[Source code of charts]
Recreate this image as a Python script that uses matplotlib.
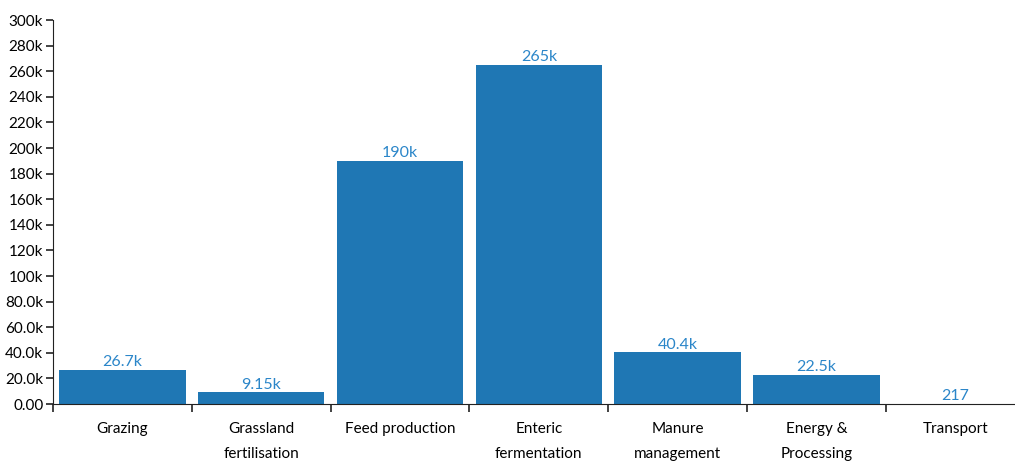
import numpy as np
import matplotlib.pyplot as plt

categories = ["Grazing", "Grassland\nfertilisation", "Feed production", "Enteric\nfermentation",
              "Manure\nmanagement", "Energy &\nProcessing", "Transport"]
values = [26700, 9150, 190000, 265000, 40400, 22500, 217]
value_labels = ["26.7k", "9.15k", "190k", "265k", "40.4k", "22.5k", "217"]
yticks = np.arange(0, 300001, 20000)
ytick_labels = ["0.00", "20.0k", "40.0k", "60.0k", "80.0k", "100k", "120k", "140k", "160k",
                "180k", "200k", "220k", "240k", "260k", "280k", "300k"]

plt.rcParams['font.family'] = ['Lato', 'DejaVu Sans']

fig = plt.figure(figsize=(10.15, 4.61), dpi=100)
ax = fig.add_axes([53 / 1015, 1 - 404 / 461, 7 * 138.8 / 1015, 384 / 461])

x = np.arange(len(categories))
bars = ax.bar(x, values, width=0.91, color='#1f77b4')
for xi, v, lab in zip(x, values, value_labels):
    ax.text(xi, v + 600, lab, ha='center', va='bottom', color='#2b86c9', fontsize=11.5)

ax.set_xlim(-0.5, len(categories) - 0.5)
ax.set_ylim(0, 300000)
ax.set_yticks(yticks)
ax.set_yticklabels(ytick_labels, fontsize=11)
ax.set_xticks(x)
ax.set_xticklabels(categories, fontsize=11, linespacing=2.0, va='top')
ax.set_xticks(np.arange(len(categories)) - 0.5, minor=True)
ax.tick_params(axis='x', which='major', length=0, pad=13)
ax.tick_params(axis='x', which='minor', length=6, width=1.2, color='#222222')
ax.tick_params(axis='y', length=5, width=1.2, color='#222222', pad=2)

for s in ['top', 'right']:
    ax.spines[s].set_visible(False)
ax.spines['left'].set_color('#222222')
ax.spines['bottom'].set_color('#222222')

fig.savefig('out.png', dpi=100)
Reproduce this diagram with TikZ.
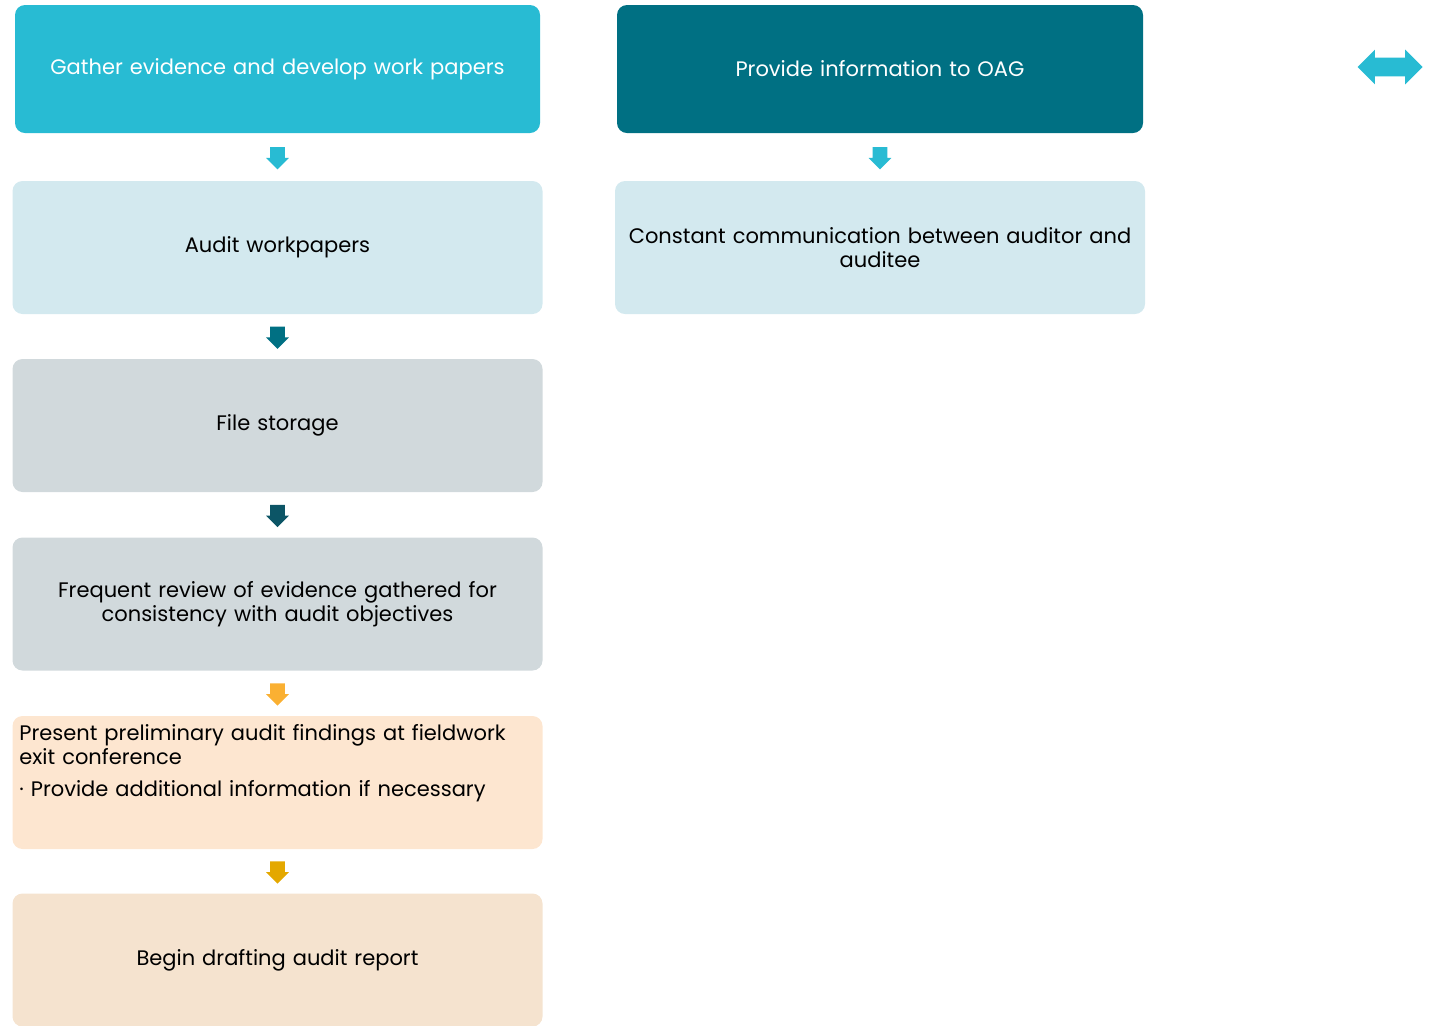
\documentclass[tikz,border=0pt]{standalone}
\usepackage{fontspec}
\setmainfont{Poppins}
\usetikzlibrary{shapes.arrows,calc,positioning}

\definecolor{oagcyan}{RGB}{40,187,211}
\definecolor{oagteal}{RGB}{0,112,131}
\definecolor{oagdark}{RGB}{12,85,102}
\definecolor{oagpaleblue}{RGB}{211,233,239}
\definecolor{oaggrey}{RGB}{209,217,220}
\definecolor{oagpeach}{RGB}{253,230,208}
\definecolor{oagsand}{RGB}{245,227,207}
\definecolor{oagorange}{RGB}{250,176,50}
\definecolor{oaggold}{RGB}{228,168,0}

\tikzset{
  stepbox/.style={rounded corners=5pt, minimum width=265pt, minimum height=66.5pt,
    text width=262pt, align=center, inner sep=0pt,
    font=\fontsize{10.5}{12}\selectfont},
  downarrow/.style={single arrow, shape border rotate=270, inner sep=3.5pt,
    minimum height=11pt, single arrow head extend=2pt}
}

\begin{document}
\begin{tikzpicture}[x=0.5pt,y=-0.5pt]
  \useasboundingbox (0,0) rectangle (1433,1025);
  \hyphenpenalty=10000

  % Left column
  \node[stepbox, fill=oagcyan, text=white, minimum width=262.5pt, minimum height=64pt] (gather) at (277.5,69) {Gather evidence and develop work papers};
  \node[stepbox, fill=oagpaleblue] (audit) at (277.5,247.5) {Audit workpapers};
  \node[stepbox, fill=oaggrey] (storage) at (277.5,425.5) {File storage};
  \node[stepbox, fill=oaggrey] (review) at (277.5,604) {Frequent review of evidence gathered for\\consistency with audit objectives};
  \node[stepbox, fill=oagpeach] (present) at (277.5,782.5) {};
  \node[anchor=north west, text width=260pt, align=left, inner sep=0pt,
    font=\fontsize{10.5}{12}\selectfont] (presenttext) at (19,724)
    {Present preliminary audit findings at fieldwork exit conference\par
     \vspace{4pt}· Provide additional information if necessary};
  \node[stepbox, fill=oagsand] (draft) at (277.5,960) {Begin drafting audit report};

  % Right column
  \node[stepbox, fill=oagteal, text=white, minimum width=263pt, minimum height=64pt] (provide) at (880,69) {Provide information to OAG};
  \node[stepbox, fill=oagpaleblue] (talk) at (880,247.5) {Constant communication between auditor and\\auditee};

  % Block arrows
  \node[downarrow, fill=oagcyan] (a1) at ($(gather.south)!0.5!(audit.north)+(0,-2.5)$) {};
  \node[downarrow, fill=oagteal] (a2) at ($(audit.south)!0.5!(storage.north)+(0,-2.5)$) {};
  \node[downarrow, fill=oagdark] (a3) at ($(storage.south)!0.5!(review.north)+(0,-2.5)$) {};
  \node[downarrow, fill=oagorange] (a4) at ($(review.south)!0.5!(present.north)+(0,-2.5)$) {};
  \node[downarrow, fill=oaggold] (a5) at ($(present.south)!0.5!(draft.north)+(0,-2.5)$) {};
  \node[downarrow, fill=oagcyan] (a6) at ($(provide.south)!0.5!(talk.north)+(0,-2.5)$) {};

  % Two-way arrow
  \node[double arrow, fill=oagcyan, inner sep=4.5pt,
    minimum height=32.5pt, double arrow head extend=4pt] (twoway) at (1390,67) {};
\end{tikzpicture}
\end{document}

...

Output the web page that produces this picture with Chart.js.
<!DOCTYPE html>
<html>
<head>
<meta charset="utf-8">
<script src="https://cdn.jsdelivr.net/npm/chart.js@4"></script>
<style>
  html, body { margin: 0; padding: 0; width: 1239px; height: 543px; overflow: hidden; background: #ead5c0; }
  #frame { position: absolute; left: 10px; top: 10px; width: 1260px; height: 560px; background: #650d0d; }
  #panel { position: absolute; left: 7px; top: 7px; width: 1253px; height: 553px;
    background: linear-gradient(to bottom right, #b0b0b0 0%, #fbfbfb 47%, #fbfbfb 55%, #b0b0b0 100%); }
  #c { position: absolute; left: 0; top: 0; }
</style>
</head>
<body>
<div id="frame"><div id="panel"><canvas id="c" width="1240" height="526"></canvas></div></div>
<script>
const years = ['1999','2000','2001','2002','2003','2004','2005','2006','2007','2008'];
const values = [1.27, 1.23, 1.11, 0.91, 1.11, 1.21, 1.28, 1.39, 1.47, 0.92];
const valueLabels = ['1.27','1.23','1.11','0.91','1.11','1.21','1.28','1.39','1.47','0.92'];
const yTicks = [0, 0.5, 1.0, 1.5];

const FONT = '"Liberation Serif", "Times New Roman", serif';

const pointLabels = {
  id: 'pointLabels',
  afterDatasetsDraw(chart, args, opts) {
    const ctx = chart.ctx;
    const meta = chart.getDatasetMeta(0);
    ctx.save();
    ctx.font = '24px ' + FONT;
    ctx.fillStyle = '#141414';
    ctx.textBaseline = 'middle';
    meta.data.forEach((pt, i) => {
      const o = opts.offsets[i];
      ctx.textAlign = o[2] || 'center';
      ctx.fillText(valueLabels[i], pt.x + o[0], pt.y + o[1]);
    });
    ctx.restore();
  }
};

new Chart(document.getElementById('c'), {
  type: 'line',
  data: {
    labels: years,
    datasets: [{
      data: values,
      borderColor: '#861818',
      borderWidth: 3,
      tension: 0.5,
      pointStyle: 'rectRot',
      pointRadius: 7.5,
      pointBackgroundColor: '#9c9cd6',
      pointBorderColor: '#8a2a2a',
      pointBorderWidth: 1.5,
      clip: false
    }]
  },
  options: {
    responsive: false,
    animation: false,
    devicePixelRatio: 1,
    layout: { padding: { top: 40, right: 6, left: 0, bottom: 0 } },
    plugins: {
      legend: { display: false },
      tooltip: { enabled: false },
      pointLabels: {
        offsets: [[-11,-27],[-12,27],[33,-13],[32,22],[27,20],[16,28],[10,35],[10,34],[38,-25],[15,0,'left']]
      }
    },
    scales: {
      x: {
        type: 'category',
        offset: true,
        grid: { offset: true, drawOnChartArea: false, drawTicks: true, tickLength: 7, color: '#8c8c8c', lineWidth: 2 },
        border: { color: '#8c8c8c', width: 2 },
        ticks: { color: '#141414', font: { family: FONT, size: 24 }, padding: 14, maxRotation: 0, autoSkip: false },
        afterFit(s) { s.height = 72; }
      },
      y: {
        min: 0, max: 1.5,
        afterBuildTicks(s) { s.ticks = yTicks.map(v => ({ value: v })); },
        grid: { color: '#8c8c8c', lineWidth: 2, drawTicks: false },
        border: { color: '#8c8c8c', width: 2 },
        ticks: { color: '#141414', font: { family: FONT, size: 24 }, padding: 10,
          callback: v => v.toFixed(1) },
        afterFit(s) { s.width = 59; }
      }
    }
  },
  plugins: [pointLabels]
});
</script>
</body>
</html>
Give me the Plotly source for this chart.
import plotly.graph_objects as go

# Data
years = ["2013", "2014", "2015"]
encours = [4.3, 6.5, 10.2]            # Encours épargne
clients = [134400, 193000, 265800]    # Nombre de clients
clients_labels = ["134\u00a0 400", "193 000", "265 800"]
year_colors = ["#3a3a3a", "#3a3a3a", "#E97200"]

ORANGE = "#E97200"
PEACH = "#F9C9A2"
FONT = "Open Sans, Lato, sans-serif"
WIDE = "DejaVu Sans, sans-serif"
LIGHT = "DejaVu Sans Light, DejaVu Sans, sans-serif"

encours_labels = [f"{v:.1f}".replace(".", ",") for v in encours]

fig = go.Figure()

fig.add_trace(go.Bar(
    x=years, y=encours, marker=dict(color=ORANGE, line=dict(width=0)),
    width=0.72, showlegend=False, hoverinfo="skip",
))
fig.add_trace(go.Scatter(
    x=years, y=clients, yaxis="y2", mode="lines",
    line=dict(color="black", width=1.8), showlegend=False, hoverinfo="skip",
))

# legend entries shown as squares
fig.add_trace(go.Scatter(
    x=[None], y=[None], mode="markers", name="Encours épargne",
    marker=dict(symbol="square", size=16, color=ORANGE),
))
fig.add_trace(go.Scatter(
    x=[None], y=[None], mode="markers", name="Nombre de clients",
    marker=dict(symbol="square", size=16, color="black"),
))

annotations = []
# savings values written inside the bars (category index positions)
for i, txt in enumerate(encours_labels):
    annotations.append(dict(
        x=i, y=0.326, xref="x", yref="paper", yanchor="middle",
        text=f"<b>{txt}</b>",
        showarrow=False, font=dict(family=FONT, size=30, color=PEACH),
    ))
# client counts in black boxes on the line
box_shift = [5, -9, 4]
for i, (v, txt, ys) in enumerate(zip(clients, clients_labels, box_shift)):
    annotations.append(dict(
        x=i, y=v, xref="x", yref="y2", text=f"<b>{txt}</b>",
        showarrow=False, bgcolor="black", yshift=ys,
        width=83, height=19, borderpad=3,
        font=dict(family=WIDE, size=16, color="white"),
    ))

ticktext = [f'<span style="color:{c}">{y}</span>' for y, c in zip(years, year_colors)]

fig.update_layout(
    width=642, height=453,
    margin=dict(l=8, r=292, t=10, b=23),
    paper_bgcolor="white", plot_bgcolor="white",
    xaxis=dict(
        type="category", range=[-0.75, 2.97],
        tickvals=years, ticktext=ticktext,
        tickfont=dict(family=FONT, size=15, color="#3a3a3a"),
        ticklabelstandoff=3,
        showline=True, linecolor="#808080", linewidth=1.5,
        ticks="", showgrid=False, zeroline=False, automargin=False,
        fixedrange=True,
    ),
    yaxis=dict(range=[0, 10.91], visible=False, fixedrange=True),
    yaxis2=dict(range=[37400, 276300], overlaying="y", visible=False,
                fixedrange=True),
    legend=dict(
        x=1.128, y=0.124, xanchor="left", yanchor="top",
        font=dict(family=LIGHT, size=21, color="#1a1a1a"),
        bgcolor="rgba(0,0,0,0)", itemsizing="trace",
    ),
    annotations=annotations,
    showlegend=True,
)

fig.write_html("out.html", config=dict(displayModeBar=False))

...

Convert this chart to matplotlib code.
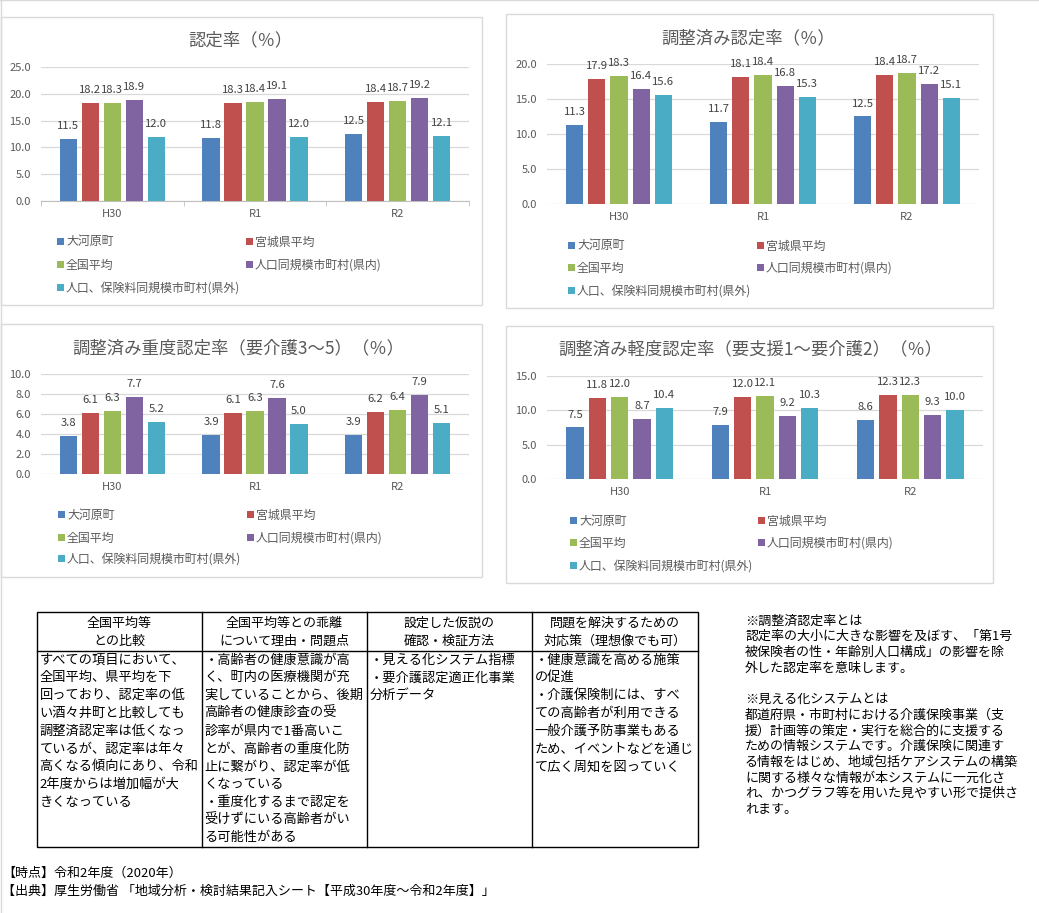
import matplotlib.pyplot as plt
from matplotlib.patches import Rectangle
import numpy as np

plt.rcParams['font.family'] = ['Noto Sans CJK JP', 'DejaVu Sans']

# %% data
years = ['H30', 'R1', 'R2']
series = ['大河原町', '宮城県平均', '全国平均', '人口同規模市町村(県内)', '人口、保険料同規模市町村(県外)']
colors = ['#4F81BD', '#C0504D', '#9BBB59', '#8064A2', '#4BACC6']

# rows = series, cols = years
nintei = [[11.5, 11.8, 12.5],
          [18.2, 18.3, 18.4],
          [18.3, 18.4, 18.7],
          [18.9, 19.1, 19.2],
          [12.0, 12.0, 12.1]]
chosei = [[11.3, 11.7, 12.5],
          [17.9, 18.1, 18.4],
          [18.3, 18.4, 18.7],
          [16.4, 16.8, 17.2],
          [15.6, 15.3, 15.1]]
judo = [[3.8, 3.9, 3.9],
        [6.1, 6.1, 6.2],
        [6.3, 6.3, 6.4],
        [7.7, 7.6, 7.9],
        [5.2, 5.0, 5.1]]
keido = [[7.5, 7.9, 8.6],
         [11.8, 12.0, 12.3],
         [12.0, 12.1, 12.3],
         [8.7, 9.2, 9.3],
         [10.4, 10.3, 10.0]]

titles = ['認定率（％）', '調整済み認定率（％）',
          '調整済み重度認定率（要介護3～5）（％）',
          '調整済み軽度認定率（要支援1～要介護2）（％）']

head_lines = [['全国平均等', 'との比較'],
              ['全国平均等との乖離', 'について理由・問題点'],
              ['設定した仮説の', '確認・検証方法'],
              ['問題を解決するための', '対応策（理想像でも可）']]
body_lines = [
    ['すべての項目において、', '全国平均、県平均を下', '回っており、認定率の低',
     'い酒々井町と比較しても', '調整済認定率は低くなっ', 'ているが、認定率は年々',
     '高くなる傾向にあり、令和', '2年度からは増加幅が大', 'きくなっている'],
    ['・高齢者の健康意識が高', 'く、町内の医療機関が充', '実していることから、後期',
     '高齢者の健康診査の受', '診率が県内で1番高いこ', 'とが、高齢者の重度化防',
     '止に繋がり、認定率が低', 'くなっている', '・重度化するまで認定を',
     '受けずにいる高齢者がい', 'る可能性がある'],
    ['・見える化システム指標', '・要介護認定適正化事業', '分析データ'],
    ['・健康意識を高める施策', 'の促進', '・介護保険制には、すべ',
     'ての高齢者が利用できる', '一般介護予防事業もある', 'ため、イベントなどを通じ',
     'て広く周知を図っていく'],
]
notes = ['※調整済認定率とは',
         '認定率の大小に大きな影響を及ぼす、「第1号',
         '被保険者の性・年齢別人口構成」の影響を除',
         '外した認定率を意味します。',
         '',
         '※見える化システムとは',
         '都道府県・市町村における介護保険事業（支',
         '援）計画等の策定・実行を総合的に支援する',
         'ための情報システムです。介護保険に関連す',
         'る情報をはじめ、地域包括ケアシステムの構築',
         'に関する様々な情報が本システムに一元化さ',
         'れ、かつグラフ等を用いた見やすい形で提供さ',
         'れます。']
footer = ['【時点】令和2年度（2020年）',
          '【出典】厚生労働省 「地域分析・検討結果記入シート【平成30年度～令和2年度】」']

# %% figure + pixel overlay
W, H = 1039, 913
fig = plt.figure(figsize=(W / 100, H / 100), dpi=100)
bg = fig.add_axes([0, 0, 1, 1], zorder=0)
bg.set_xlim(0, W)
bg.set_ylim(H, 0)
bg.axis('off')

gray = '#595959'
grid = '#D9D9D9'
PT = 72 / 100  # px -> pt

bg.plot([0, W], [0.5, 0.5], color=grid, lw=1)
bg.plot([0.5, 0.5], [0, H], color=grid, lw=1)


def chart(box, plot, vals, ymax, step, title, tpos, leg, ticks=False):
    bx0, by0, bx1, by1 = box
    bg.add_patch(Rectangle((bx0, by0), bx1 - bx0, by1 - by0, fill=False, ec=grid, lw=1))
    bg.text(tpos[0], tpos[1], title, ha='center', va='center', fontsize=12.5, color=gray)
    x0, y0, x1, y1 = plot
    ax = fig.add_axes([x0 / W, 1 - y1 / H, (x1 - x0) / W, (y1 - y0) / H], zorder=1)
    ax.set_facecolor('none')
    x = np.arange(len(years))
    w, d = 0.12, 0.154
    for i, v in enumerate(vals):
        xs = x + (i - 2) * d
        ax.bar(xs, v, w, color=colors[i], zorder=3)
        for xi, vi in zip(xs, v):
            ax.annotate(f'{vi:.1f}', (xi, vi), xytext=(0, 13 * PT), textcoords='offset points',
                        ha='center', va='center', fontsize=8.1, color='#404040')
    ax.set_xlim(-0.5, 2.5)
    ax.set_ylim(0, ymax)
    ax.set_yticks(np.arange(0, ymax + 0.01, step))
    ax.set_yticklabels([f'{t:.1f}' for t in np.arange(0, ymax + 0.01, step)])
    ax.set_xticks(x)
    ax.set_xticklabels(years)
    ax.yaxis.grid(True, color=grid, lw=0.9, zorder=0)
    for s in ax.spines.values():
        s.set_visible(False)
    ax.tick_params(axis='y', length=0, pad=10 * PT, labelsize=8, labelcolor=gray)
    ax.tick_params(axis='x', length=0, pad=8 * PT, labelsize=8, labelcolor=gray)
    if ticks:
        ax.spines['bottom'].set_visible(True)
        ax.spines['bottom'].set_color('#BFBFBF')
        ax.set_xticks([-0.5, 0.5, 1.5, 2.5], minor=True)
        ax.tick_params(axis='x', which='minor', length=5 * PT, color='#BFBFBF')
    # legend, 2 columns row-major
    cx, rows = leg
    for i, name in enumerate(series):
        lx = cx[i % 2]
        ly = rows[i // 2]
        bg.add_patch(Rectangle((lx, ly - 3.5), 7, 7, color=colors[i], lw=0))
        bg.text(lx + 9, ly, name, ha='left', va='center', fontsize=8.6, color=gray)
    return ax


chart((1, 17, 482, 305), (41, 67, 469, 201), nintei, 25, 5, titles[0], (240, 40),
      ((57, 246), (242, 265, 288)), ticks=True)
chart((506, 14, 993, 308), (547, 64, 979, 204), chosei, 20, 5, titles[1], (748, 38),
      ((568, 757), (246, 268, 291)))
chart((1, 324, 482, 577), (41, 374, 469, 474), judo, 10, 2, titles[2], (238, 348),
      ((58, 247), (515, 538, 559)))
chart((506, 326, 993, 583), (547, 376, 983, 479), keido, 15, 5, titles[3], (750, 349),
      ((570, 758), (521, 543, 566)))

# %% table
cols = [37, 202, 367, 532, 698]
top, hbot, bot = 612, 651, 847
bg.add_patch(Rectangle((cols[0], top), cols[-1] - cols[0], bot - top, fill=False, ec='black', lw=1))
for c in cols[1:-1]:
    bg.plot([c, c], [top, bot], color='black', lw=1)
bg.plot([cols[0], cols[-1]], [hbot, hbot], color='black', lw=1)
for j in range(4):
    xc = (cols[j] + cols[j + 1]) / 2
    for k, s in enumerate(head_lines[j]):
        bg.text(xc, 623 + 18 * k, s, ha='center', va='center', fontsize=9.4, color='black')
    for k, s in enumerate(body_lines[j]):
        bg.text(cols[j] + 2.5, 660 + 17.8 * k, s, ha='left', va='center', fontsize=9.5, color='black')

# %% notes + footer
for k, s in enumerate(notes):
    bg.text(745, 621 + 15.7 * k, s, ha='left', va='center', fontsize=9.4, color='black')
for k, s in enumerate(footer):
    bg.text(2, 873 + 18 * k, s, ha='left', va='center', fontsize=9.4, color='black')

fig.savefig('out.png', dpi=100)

## GIVEN EXERCISE
Identify the lines that contain the string "script", and copy every one of them.

## FINAL RESULT
Recreate this image as a Python script that uses matplotlib.
<script src="https://cdn.jsdelivr.net/npm/chart.js@4"></script>
<script>
</script>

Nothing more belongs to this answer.